» **PROBLEM DESCRIPTION**:
Data follows below. Repeat exactly the lines between the line holding "Rebuild this chart" and the line holding "const bandOffset = 300;", inclusive, and nothing more; drop pictures.

» **PROVIDED DATA**:
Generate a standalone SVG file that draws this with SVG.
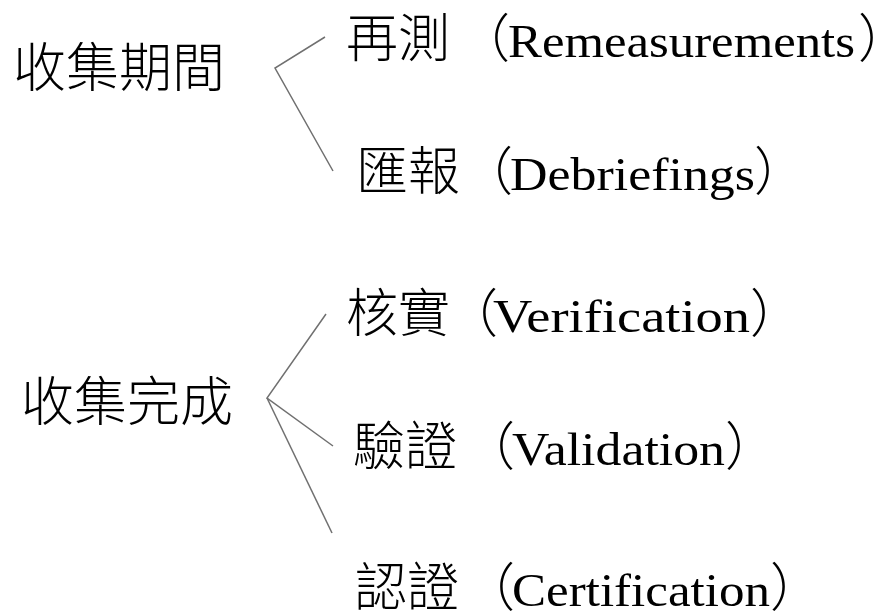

---

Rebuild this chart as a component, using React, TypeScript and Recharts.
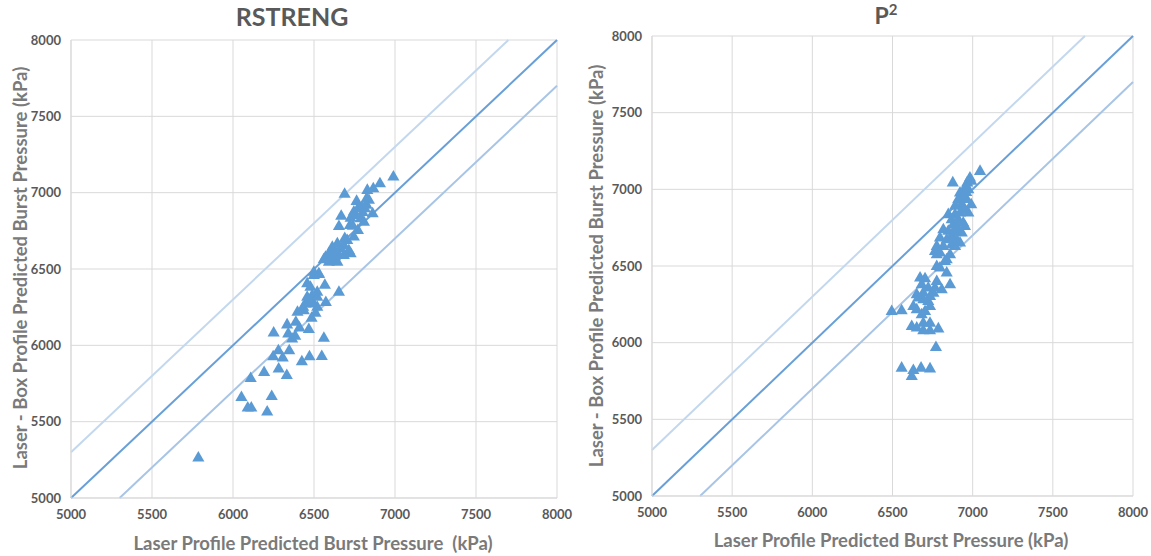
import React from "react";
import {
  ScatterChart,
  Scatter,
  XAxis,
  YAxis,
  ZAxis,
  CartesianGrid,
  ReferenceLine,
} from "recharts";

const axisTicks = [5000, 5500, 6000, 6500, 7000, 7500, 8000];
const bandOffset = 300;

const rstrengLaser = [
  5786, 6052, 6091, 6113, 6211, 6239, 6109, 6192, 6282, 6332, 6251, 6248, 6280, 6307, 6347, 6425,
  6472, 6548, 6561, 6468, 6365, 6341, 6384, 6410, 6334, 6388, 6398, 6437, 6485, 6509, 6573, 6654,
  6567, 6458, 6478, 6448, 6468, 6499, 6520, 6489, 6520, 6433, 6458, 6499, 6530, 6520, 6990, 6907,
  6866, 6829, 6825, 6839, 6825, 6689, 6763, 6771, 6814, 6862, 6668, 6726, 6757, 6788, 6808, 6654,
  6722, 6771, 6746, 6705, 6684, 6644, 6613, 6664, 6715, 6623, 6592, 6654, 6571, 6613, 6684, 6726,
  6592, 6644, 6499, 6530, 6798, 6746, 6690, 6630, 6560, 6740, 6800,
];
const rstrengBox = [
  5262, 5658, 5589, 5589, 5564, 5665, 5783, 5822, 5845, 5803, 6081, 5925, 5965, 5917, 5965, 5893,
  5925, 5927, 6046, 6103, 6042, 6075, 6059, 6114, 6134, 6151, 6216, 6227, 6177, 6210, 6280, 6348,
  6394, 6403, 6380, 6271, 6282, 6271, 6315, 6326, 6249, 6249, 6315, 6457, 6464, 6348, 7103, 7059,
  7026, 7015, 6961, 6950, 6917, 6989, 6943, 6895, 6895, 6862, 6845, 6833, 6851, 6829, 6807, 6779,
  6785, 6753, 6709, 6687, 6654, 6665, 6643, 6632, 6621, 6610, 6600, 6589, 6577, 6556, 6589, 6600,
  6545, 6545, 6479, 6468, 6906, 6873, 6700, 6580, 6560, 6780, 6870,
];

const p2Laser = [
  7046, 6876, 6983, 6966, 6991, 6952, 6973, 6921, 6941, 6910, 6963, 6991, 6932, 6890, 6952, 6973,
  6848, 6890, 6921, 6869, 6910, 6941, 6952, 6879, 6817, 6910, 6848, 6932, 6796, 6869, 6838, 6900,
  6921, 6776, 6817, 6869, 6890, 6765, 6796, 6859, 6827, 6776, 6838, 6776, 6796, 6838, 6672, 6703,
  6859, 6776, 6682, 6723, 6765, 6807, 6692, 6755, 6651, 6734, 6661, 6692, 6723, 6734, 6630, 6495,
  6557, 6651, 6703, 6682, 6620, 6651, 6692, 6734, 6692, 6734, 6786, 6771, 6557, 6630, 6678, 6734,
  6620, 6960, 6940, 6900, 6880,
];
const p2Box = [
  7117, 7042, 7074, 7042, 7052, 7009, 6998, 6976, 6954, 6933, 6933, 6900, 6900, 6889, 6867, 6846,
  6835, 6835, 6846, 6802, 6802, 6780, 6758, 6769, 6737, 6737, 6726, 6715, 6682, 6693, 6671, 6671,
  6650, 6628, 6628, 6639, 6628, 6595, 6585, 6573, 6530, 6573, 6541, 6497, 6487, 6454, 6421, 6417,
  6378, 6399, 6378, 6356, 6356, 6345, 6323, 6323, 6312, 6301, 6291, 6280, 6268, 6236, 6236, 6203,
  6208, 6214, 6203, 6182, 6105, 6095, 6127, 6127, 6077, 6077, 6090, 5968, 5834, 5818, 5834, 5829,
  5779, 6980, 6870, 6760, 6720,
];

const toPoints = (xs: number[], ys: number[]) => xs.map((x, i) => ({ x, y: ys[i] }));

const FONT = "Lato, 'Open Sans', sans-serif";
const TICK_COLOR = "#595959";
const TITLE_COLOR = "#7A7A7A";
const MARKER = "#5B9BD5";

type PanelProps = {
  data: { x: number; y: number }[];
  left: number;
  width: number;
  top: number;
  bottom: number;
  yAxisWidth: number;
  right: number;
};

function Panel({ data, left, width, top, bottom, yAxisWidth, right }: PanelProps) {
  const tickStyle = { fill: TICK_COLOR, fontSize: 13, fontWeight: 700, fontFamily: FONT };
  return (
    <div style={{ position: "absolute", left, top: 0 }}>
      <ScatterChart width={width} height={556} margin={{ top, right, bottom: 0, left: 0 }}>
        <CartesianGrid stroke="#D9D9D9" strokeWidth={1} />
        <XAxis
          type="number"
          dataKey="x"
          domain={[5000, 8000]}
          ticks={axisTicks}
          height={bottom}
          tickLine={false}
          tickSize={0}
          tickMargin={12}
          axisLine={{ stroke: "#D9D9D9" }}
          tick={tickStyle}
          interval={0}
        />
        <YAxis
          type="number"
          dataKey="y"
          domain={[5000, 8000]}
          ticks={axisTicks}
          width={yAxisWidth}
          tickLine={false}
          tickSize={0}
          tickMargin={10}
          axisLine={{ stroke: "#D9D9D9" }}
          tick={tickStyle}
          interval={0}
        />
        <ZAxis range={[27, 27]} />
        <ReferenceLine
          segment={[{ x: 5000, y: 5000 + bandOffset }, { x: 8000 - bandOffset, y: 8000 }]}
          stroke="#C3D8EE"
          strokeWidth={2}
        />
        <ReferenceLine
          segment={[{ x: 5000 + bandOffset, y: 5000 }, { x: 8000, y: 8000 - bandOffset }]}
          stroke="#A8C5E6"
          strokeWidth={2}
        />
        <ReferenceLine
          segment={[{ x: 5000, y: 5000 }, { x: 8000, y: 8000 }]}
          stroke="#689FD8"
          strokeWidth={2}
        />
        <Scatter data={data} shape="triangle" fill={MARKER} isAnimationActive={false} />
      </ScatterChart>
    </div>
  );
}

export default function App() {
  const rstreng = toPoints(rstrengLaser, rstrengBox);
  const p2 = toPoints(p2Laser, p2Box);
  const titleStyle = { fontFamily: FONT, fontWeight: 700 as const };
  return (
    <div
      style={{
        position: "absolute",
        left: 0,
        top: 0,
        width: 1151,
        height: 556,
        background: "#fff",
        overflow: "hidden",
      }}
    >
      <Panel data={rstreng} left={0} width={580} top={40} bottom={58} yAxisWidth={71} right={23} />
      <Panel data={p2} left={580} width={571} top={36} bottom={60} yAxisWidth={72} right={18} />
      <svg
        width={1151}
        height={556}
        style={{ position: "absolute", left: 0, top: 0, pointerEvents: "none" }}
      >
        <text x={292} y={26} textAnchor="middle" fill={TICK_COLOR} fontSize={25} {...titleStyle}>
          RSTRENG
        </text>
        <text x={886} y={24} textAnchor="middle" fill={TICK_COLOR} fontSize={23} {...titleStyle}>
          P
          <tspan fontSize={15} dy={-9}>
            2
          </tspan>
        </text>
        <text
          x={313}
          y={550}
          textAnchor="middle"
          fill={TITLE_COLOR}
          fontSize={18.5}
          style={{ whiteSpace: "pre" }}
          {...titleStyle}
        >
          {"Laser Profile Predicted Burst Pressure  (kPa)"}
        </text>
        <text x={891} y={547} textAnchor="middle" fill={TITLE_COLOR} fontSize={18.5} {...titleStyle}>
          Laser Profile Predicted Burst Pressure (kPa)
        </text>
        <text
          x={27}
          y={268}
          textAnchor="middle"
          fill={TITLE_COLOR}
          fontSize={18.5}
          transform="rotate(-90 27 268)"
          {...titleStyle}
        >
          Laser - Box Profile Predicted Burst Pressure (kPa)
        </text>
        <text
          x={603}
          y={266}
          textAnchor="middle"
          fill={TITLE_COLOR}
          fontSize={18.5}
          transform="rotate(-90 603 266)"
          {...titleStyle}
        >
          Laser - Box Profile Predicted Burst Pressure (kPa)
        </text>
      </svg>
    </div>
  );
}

» **OUTPUT OF THE TASK**:
Rebuild this chart as a component, using React, TypeScript and Recharts.
import React from "react";
import {
  ScatterChart,
  Scatter,
  XAxis,
  YAxis,
  ZAxis,
  CartesianGrid,
  ReferenceLine,
} from "recharts";

const axisTicks = [5000, 5500, 6000, 6500, 7000, 7500, 8000];
const bandOffset = 300;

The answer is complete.